Oipa ha più volte cercato una sponda nelle istituzioni, ma senza fortuna. «Purtroppo dalle istituzioni locali non abbiamo mai ricevuto riscontro – spiega la responsabile di Oipa International. – Abbiamo tentato anche con l’Ambasciata Italiana a Dubai cercando di promuovere un cambio di passo nelle politiche destinate agli animali. Ad ottobre del 2020 abbiamo presentato anche una breve relazione di qualche pagine che riportava alcune leggi e punti fondamentali relativi al benessere animale da poter utilizzare per interfacciarsi con le autorità locali.
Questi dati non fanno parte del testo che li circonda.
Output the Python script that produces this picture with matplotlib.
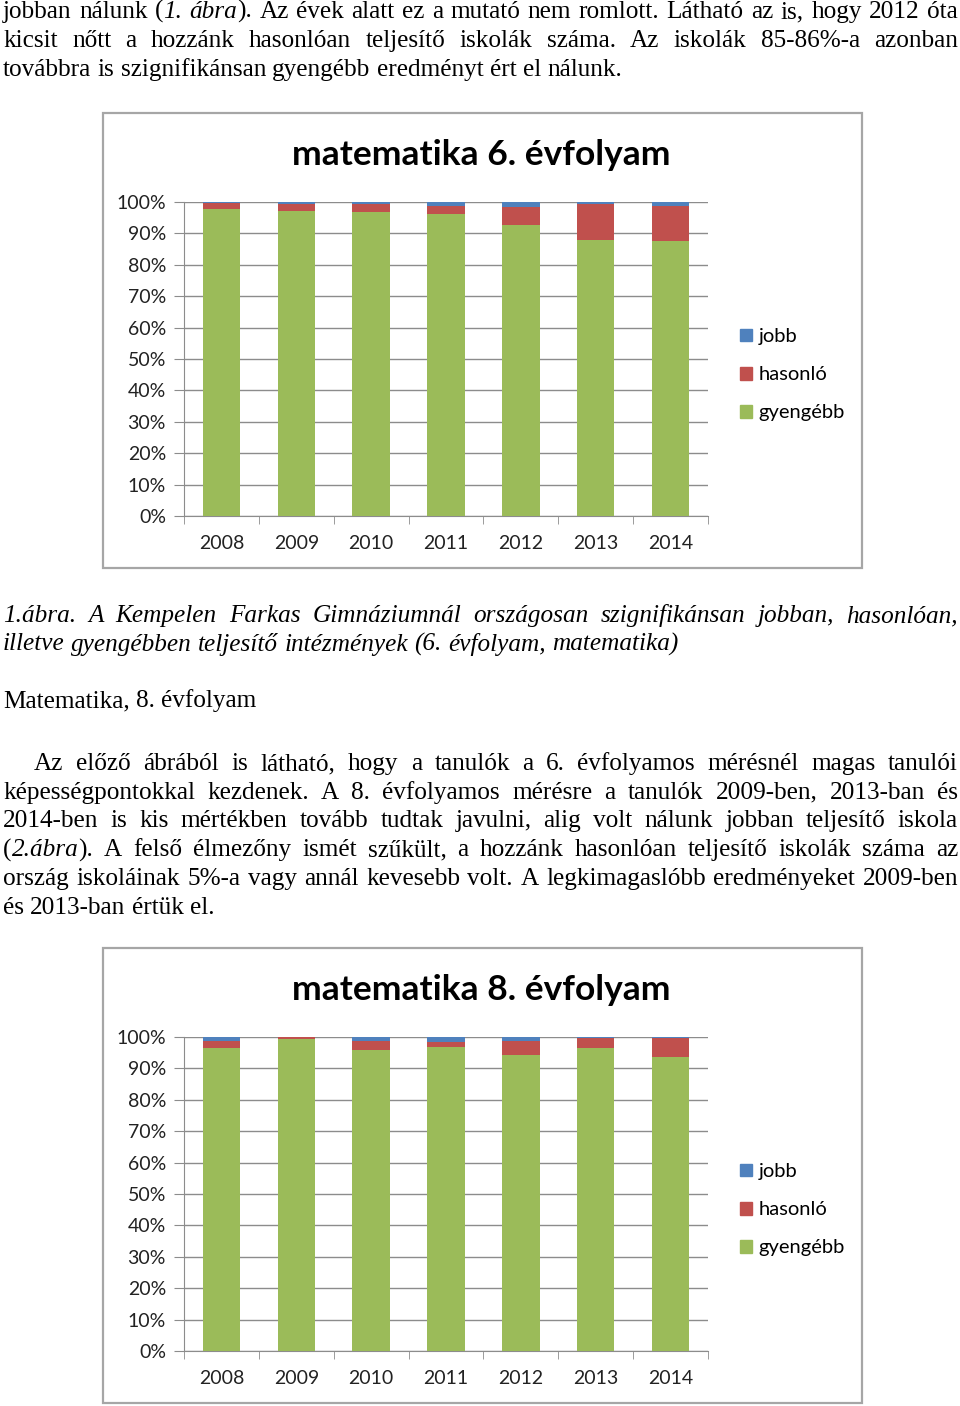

Nel 2022 poi avevo invece nuovamente scritto loro proponendo un "tour" con alcuni volontari locali a Dubai e Abu Dhabi in modo che si potessero rendere conto con i loro occhi della situazione. Ma purtroppo non se ne è ancora fatto nulla». Anche i contatti con il Consolato italiano ad Abu Dhabi non hanno ancora portato a nessun risultato, malgrado si fosse reso disponibile ad incontrare i gruppi di volontari italiani. «Non è cambiato nulla – spiega Valentina – neanche dopo aver scritto al Commissario Generale Italia Expò 2020, vista la partecipazione dell’Italia, e al Ministro della Transizione Ecologica».
Il fulcro della questione rimangono sempre le politiche di sterilizzazione e la sensibilizzazione sul benessere animale, che potrebbero produrre effetti duraturi. «Il Falcon Hospital – spiega infatti la Bagnato – si occupa principalmente di selvatici e in particolare di falchi e falchetti, visto che l’attività di falconeria è molto praticata. Ad Abu Dabhi ci sarebbe un’attività di sterilizzazione di randagi che dovrebbe essere fatta proprio da questo ospedale. Il problema è che una volta che le Pest Companies li portano da loro, poi questi animali spariscono, come successo con i gatti ritrovati ad ottobre proprio nell’area vicina all’ospedale. Quindi ancora oggi è da capire se questi gatti sono stati presi dalle Pest Companies e poi abbandonati lasciandoli morire nel deserto, oppure se è lo stesso ospedale dietro a quanto accaduto. Di facciata si occupano di protezione animale con i falchi che vengono curati, ma con i randagi c’è sicuramente qualcosa che non funziona. Scrivergli per avere risposte è come scrivere al vento: non rispondono per dire neanche che le accuse non sono vere. Su questo argomento da parte delle istituzioni locali c’è il silenzio più totale».